By Johnell Woody
Our second lecture in Brussels was delivered in the Hogeschool University Brussels. Our little band of eager scholars arrived right on time! We were met by Hedwig Desmaele, our lecturer. We took the stairs to the 2nd floor (which is actually two flights up, since the ground floor here is “0.” She had coffee and water for us and began to share some of the unique challenges of media in Brussels.

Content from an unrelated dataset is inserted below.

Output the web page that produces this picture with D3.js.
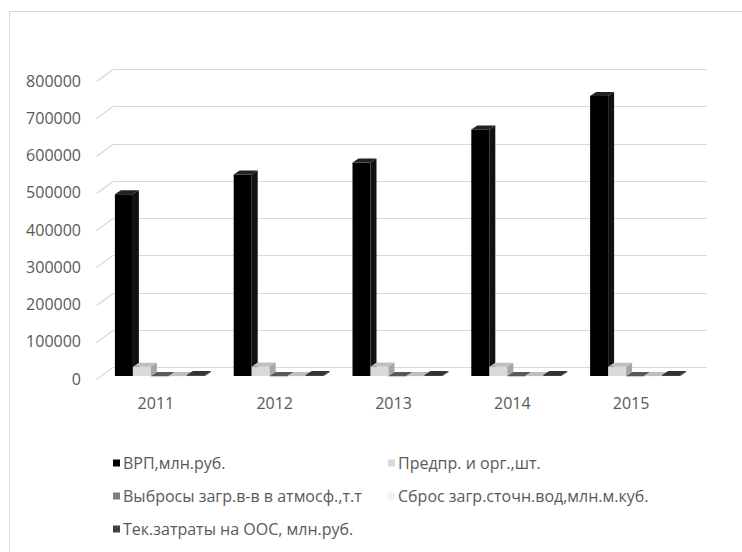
<!DOCTYPE html>
<html>
<head>
<meta charset="utf-8">
<script src="https://cdn.jsdelivr.net/npm/d3@7"></script>
<style>
  body { margin: 0; background: #fff; }
  text { font-family: "Open Sans", "Noto Sans", sans-serif; fill: #595959; }
</style>
</head>
<body>
<div id="chart"></div>
<script>
// данные
const years = ["2011", "2012", "2013", "2014", "2015"];
const seriesNames = [
  "ВРП,млн.руб.",
  "Предпр. и орг.,шт.",
  "Выбросы загр.в-в в атмосф.,т.т",
  "Сброс загр.сточн.вод,млн.м.куб.",
  "Тек.затраты на ООС, млн.руб."
];
const vrp      = [488000, 541000, 573000, 662000, 752000];
const predpr   = [25000, 25500, 25500, 25000, 25000];
const vybrosy  = [300, 300, 300, 300, 300];
const sbros    = [150, 150, 150, 150, 150];
const zatraty  = [2500, 2600, 2700, 2800, 2900];
const yTicks   = [0, 100000, 200000, 300000, 400000, 500000, 600000, 700000, 800000];

const values = [vrp, predpr, vybrosy, sbros, zatraty];

// цвета: лицевая, верх, бок
const colors = [
  { front: "#000000", top: "#222222", side: "#111111", legend: "#000000" },
  { front: "#d9d9d9", top: "#bfbfbf", side: "#a6a6a6", legend: "#d9d9d9" },
  { front: "#7f7f7f", top: "#595959", side: "#595959", legend: "#7f7f7f" },
  { front: "#f2f2f2", top: "#bfbfbf", side: "#bfbfbf", legend: "#f2f2f2" },
  { front: "#404040", top: "#333333", side: "#262626", legend: "#404040" }
];

const width = 742, height = 552;

// задняя стенка и смещение глубины
const backLeft = 113, backRight = 707;
const depthDx = -16.5, depthDy = 12;   // от задней стенки к передней кромке
const barDx = 6, barDy = -4;           // глубина столбика
const barShiftX = 4, barShiftY = -3;   // столбики стоят чуть дальше передней кромки

const svg = d3.select("#chart").append("svg")
  .attr("width", width)
  .attr("height", height);

svg.append("rect")
  .attr("x", 9.5).attr("y", 11.5)
  .attr("width", 760).attr("height", 560)
  .attr("fill", "#fff")
  .attr("stroke", "#d9d9d9");

const y = d3.scaleLinear().domain([0, 800000]).range([367, 69]);

const x = d3.scaleBand()
  .domain(years)
  .range([backLeft + depthDx, backRight + depthDx]);

const xs = d3.scaleBand()
  .domain(d3.range(seriesNames.length))
  .range([0, x.bandwidth()])
  .paddingOuter(0.8);

// сетка
const grid = svg.append("g");
yTicks.forEach(function(t) {
  const yy = Math.round(y(t)) + 0.5;
  grid.append("line")
    .attr("x1", backLeft).attr("x2", backRight)
    .attr("y1", yy).attr("y2", yy)
    .attr("stroke", "#d9d9d9").attr("stroke-width", 1.2);
  grid.append("line")
    .attr("x1", backLeft + depthDx).attr("x2", backLeft)
    .attr("y1", yy + depthDy).attr("y2", yy)
    .attr("stroke", "#d9d9d9").attr("stroke-width", 1.2);
});

// подписи оси Y
svg.append("g").selectAll("text")
  .data(yTicks)
  .enter().append("text")
  .attr("x", 81)
  .attr("y", d => y(d) + depthDy)
  .attr("dy", "0.35em")
  .attr("text-anchor", "end")
  .attr("font-size", 16)
  .text(d => d);

// подписи оси X
svg.append("g").selectAll("text")
  .data(years)
  .enter().append("text")
  .attr("x", d => x(d) + x.bandwidth() / 2)
  .attr("y", 403)
  .attr("dy", "0.35em")
  .attr("text-anchor", "middle")
  .attr("font-size", 16)
  .text(d => d);

// столбики
const base = y(0) + depthDy + barShiftY;
const bars = svg.append("g");
years.forEach(function(yr, i) {
  values.forEach(function(vals, s) {
    const x0 = x(yr) + barShiftX + xs(s);
    const w = xs.bandwidth();
    const h = y(0) - y(vals[i]);
    const top = base - h;
    const c = colors[s];
    bars.append("rect")
      .attr("x", x0).attr("y", top)
      .attr("width", w).attr("height", Math.max(h, 0.5))
      .attr("fill", c.front);
    bars.append("path")
      .attr("d", `M${x0},${top}L${x0 + barDx},${top + barDy}L${x0 + w + barDx},${top + barDy}L${x0 + w},${top}Z`)
      .attr("fill", c.top);
    bars.append("path")
      .attr("d", `M${x0 + w},${top}L${x0 + w + barDx},${top + barDy}L${x0 + w + barDx},${base + barDy}L${x0 + w},${base}Z`)
      .attr("fill", c.side);
  });
});

// легенда
const legendX = [113, 388];
const legendY = [463, 496, 529];
const legend = svg.append("g");
seriesNames.forEach(function(name, s) {
  const lx = legendX[s % 2];
  const ly = legendY[Math.floor(s / 2)];
  legend.append("rect")
    .attr("x", lx).attr("y", ly - 3.5)
    .attr("width", 7).attr("height", 7)
    .attr("fill", colors[s].legend);
  legend.append("text")
    .attr("x", lx + 10)
    .attr("y", ly)
    .attr("dy", "0.35em")
    .attr("font-size", 16)
    .text(name);
});
</script>
</body>
</html>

First, Belgium is divided into three regions, the Dutch speaking Flemish region to the North, the French speaking Walloon region to the south, and Brussels. Because of these differences, each region has its own media outlets. Our professor gave a quick overvview of the geo-political structure in the for the day brought in a stack of newspapers. As a resident of Brugges, Dr. Desmaele brought Dutch language papers from the Flemish region and began to share some facts and figures. Newspaper readership is very high – 65% of the population in Flanders read the newspaper – literally….50% have never read an online newpaper, 40% read online one time per week, and 10% less than one time per week….printed newspapers are still very much in vogue here, unlike the US.
The language, religious, cultural, and I would think political, differences between the regions affect readership, as well as content. In the Flanders region, the Catholic newspapers have the highest readership, while the Walloon region highest readership is first socialist papers, with Catholic publicatons second.
The languages and associate cultures seem to me to be the factors that divide Belgium.